The Independent Media and Policy Initiative (IMPI), a Nigerian think tank, has challenged the International Monetary Fund’s (IMF) downward revision of Nigeria’s 2025 economic growth projection from 3.2% to 3.0%. The IMF attributes this downgrade to the anticipated decline in global oil prices, impacting Nigeria’s fiscal and external balances. IMPI contends that this rationale is flawed, arguing that the Nigerian economy is becoming less reliant on oil revenue due to substantial growth in non-oil exports, driven by economic diversification policies and government initiatives. They express greater confidence in the 7% growth projection by Nigeria’s Minister of Finance, Wale Edun, emphasizing the ongoing transformation of the Nigerian economy.

IMPI highlights the contrasting perspective of the World Bank, which projects a more optimistic 3.6% growth for Nigeria in 2025, rising to 3.8% by 2027. The World Bank acknowledges the current administration’s economic reforms and anticipates improved performance in non-oil sectors, particularly services like finance, telecommunications, and information technology.
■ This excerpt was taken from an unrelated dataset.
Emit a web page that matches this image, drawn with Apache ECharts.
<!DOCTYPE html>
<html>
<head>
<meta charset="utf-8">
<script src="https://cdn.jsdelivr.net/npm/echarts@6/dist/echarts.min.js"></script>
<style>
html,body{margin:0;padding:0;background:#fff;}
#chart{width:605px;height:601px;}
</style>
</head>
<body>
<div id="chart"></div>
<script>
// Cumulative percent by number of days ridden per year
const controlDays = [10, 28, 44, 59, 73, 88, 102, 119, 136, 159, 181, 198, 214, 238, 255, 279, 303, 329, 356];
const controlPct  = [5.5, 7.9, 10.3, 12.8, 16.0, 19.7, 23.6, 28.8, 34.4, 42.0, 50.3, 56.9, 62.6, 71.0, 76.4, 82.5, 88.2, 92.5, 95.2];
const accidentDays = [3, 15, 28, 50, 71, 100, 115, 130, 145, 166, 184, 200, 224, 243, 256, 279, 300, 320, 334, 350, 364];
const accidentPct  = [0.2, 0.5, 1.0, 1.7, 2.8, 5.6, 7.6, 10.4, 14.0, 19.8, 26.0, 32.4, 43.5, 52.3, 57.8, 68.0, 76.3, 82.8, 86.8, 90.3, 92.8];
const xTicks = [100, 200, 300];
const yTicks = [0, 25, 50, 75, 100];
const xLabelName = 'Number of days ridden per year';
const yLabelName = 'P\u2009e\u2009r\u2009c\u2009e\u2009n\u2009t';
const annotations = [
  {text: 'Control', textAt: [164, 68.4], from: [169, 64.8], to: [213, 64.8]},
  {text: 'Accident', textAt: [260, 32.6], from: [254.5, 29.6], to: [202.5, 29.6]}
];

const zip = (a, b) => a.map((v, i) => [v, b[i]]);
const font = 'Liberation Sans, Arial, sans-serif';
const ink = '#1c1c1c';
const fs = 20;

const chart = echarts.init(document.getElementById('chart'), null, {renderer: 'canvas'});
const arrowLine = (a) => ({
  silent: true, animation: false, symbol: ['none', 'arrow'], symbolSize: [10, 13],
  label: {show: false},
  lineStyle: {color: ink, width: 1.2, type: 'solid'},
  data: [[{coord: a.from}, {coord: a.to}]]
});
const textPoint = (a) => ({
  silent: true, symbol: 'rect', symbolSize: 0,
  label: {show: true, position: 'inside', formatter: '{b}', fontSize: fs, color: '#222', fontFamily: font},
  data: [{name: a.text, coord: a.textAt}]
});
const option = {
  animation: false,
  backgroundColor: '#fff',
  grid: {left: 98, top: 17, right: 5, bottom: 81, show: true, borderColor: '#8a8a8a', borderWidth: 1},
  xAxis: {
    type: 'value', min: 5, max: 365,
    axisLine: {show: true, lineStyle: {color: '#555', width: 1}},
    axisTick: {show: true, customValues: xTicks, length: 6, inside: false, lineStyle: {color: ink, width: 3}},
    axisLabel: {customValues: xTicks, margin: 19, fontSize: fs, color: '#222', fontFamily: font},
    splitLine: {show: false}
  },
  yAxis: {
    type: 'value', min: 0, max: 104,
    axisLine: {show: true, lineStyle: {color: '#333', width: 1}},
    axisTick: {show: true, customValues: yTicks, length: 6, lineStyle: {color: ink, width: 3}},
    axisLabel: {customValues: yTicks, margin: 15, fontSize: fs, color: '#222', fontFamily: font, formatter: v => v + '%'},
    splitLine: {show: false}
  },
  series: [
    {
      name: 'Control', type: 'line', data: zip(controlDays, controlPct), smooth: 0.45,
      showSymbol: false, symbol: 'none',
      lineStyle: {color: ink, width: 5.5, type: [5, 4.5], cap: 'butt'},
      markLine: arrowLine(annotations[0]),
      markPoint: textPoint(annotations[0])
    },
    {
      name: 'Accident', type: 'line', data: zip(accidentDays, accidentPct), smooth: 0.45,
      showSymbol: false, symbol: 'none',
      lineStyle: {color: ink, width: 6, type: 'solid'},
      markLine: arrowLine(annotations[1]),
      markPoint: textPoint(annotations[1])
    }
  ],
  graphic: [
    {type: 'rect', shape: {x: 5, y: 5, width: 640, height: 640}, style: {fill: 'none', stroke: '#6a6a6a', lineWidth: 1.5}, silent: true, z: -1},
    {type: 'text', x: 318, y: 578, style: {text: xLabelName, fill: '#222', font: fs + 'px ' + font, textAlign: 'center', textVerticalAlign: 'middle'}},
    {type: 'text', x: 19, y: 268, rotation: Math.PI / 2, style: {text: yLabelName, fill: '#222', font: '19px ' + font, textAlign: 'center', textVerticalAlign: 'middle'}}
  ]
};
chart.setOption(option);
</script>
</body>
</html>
They also foresee easing inflationary pressures and improved business sentiment contributing to this growth. This divergence in projections underscores the inherent uncertainty in economic forecasting and the potential for varying interpretations of economic data.

IMPI points out that discrepancies between IMF projections and actual economic performance are not unusual and cite examples of Mexico and Zambia where the IMF’s forecasts proved inaccurate. In Mexico, the government dismissed the IMF’s prediction of a 0.3% contraction in 2025, citing their own economic models and highlighting public investments and initiatives to boost domestic industry. Similarly, in 2008, the IMF wrongly predicted that Zambia would be severely impacted by falling copper prices during the global financial crisis. These examples illustrate the limitations of economic modeling and the potential for unforeseen factors to influence economic outcomes.
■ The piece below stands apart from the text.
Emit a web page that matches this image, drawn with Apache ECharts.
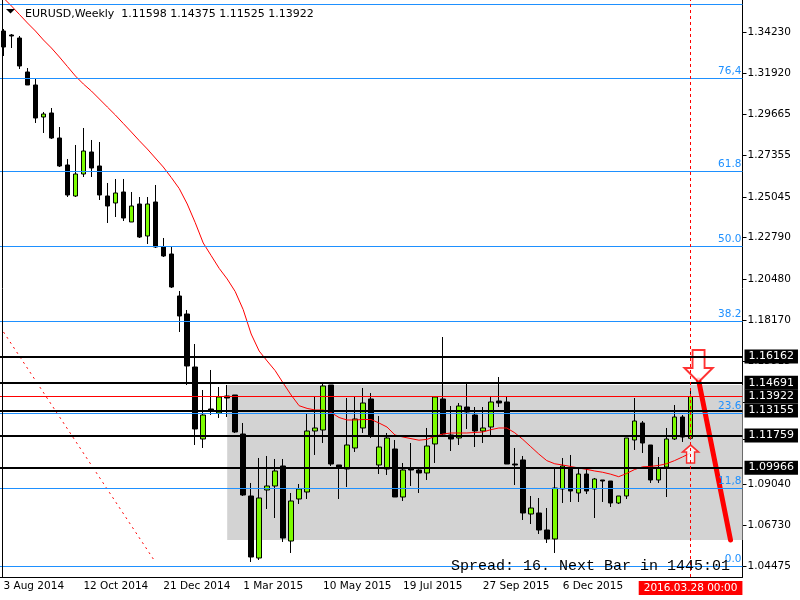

Furthermore, IMPI emphasizes Nigeria’s evolving economic landscape and its increasing resilience to fluctuations in global oil prices. They draw attention to the US Department of State’s commendation of Nigeria’s economic progress and ongoing reforms, further supporting their optimistic outlook. The think tank acknowledges concerns raised by both the IMF and World Bank regarding poverty levels in Nigeria, but argues that the current administration is best positioned to address this issue. They believe that the present economic policies have a greater potential for positive impact compared to previous administrations, even during periods of high oil prices.
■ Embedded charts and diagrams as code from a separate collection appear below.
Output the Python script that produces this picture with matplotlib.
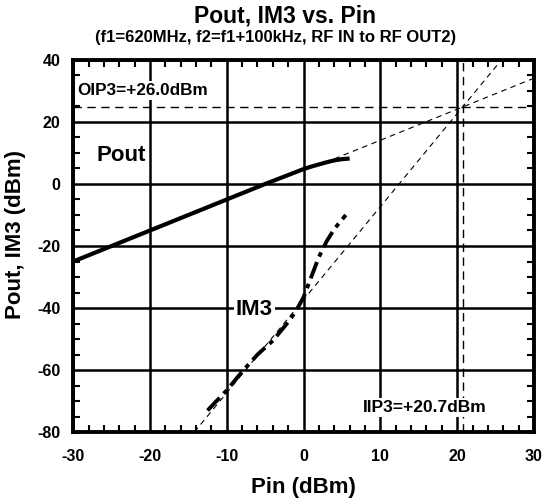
import matplotlib
matplotlib.use("Agg")
import matplotlib.pyplot as plt
import numpy as np

plt.rcParams['font.family'] = ['Liberation Sans', 'DejaVu Sans']
plt.rcParams['font.weight'] = 'bold'
plt.rcParams['axes.unicode_minus'] = False

# Data
pout_pin = [-30, -20, -10, -5, 0, 1, 2, 3, 4, 5, 6]
pout_val = [-25, -15, -5, 0, 4.8, 5.6, 6.3, 7.0, 7.6, 8.0, 8.2]

im3_pin = [-12.5, -10, -8, -6, -4, -2, -1, 0, 1, 2, 3, 4, 5, 5.5]
im3_val = [-73, -66.5, -60.5, -55, -50.5, -44.5, -41, -36.5, -30, -23.5, -18.5, -14.5, -11.5, -10]

iip3 = 20.7          # dashed vertical marker (dBm)
oip3_line = 24.8     # dashed horizontal marker as drawn (dBm)

xticks = [-30, -20, -10, 0, 10, 20, 30]
yticks = [-80, -60, -40, -20, 0, 20, 40]

fig = plt.figure(figsize=(5.46, 4.99), dpi=100)
ax = fig.add_axes([0.134, 0.134, 0.844, 0.746])

ax.set_xlim(-30, 30)
ax.set_ylim(-80, 40)
ax.set_xticks(xticks)
ax.set_yticks(yticks)
ax.set_xticks(np.arange(-30, 31, 2), minor=True)
ax.set_yticks(np.arange(-80, 41, 5), minor=True)
ax.grid(True, which='major', color='black', linewidth=1.8, zorder=1)
ax.tick_params(which='both', direction='in', top=True, right=True, labelsize=11.5, width=1.5)
ax.tick_params(which='major', length=0)
ax.tick_params(axis='x', which='major', pad=12)
ax.tick_params(axis='y', which='major', pad=9)
ax.tick_params(which='minor', length=5)
for lab in ax.get_xticklabels() + ax.get_yticklabels():
    lab.set_fontweight('bold')
for s in ax.spines.values():
    s.set_linewidth(2.8)
    s.set_zorder(5)

# extrapolation lines
xe = np.array([4, 30])
ax.plot(xe, xe - iip3 + oip3_line, color='black', linestyle=(0, (5, 4)), linewidth=0.8, zorder=2)
xe3 = np.array([(-80 - oip3_line) / 3 + iip3, (40 - oip3_line) / 3 + iip3])
ax.plot(xe3, 3 * (xe3 - iip3) + oip3_line, color='black', linestyle=(0, (5, 4)), linewidth=0.8, zorder=2)
ax.axhline(oip3_line, color='black', linestyle=(0, (6, 4)), linewidth=1.0, zorder=2)
ax.axvline(iip3, color='black', linestyle=(0, (6, 4)), linewidth=1.0, zorder=2)

# measured curves
ax.plot(pout_pin, pout_val, color='black', linewidth=3.0, zorder=3, solid_capstyle='butt')
ax.plot(im3_pin, im3_val, color='black', linewidth=2.8, linestyle=(0, (4.5, 1.5, 1.2, 1.5)), zorder=3)

bb = dict(facecolor='white', edgecolor='none', pad=1.5)
ax.text(-29.5, 30, 'OIP3=+26.0dBm', fontsize=12.3, fontweight='bold', va='center', ha='left', bbox=bb, zorder=4)
ax.text(-27, 9.1, 'Pout', fontsize=16, fontweight='bold', va='center', ha='left', zorder=4)
ax.text(-6.4, -40.6, 'IM3', fontsize=16, fontweight='bold', va='center', ha='center', bbox=bb, zorder=4)
ax.text(15.8, -72.1, 'IIP3=+20.7dBm', fontsize=12.5, fontweight='bold', va='center', ha='center', bbox=bb, zorder=4)

ax.set_xlabel('Pin (dBm)', fontsize=16, fontweight='bold', va='baseline')
ax.xaxis.set_label_coords(0.5, -0.164)
ax.set_ylabel('Pout, IM3 (dBm)', fontsize=16, fontweight='bold', va='center')
ax.yaxis.set_label_coords(-0.126, 0.53)

fig.text(0.522, 1 - 23 / 499, 'Pout, IM3 vs. Pin', fontsize=16.5, fontweight='bold', ha='center', va='baseline')
fig.text(0.504, 1 - 42 / 499, '(f1=620MHz, f2=f1+100kHz, RF IN to RF OUT2)', fontsize=12, fontweight='bold', ha='center', va='baseline')

fig.savefig('out.png', dpi=100)
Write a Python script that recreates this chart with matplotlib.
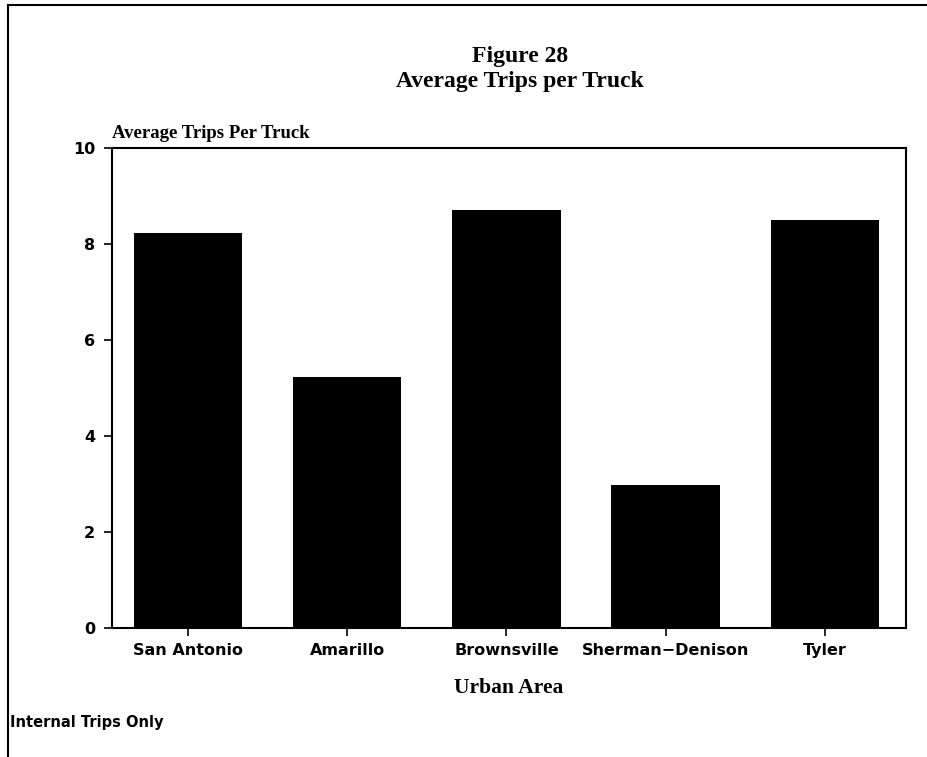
import matplotlib.pyplot as plt
from matplotlib.lines import Line2D

areas = ['San Antonio', 'Amarillo', 'Brownsville', 'Sherman\u2212Denison', 'Tyler']
trips = [8.23, 5.23, 8.71, 2.98, 8.5]
y_ticks = [0, 2, 4, 6, 8, 10]

serif = ['Liberation Serif', 'DejaVu Serif']
sans = ['DejaVu Sans']

fig = plt.figure(figsize=(9.28, 7.57), dpi=100)
ax = fig.add_axes([0.1207, 0.1704, 0.8556, 0.6341])

x = list(range(len(areas)))
ax.bar(x, trips, width=0.68, color='black')
ax.set_xlim(-0.477, 4.51)
ax.set_ylim(0, 10)
ax.set_yticks(y_ticks)
ax.set_xticks(x)
ax.set_xticklabels(areas, fontfamily=sans, fontweight='bold', fontsize=11.5)
ax.set_yticklabels([str(t) for t in y_ticks], fontfamily=sans, fontweight='bold', fontsize=11.5)
ax.tick_params(axis='both', direction='out', length=6, width=1.2, color='black', pad=6)
ax.tick_params(axis='x', pad=5)
for s in ax.spines.values():
    s.set_linewidth(1.5)

# y axis title sits above the plot, left aligned
ax.text(0.0, 1.012, 'Average Trips Per Truck', transform=ax.transAxes,
        ha='left', va='bottom', fontfamily=serif, fontweight='bold', fontsize=13.5)
ax.set_xlabel('Urban Area', fontfamily=serif, fontweight='bold', fontsize=15.5, labelpad=14)

fig.text(0.56, 0.926, 'Figure 28', ha='center', va='center',
         fontfamily=serif, fontweight='bold', fontsize=17)
fig.text(0.56, 0.892, 'Average Trips per Truck', ha='center', va='center',
         fontfamily=serif, fontweight='bold', fontsize=17)
fig.text(0.011, 0.045, 'Internal Trips Only', ha='left', va='center',
         fontfamily=sans, fontweight='bold', fontsize=10.5)

# scanned page frame: top and left edges
fig.add_artist(Line2D([0.009, 1.0], [0.994, 0.994], transform=fig.transFigure, color='black', lw=1.5))
fig.add_artist(Line2D([0.009, 0.009], [0.0, 0.994], transform=fig.transFigure, color='black', lw=1.5))

plt.savefig('out.png', dpi=100)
IMPI points to historical data showing high poverty rates in Nigeria even during periods of significant oil revenue, highlighting the disconnect between oil wealth and poverty reduction. They argue that the current administration’s focus on economic diversification and non-oil sector growth offers a more sustainable path towards poverty alleviation. They emphasize the importance of evaluating the impact of current policies in the context of Nigeria’s specific economic history and the unique challenges it has faced.

Finally, IMPI draws attention to the Central Bank of Nigeria’s March 2025 economic report, which indicates continued economic expansion, with a composite Purchasing Managers’ Index of 52.3. This data, according to IMPI, further supports their positive outlook and reinforces their belief that the Nigerian economy is on a trajectory of sustained growth, independent of fluctuations in the global oil market. They see this positive trend as an affirmation of the effectiveness of current economic policies and a sign of a more diversified and resilient economy.